A bond ladder matters because it's a practical way to manage the two big bond risks — rate changes and liquidity timing — without needing to forecast interest rates. By always having a bond maturing soon and another being bought at current rates, it averages out the rate environment and delivers cash on a predictable schedule. For retirees and income investors, that combination of steady liquidity and reduced rate risk makes laddering a reliable, low-stress way to hold bonds.

Building a ladder without a plan for each rung

A ladder only works if you have a plan for each maturing rung — reinvest it to keep the ladder rolling, or spend it as intended. Letting maturing cash sit idle, or reinvesting haphazardly, undermines the structure's benefits. The discipline is deciding in advance whether each rung funds spending or rolls into a new long bond, and following through.

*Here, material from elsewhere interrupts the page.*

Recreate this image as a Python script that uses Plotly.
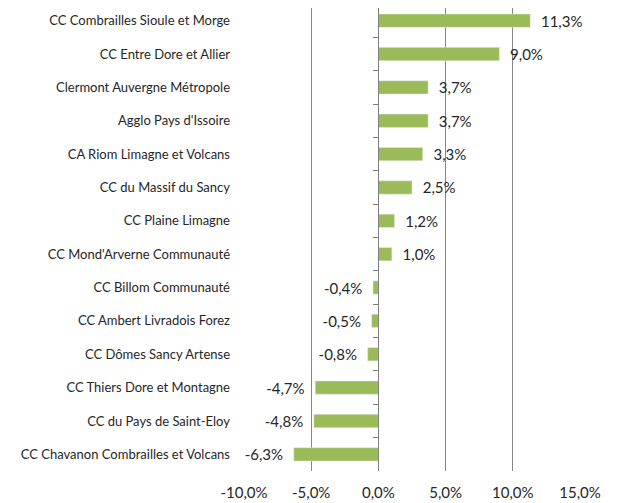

Frequently asked questions

What is a bond ladder?

A bond ladder is a portfolio of bonds with staggered maturity dates — one maturing each year or every few years — so cash becomes available on a schedule. As each bond matures, you can spend the proceeds or reinvest them into a new long-dated bond to keep the ladder rolling.

Why use a bond ladder?

Because it manages interest-rate risk and liquidity together without forecasting rates. Since you're always reinvesting a portion at current rates, you average out the rate environment; and because bonds mature on a schedule, cash arrives predictably. It's a popular, low-stress approach for income and retired investors.

How does a bond ladder reduce interest-rate risk?

By spreading maturities, so you're never locked into a single rate. When rates rise, the soon-maturing rungs are reinvested at the new higher rates; when they fall, longer rungs still earn the older higher rates. This averaging smooths out the effect of rate changes compared to holding one long bond.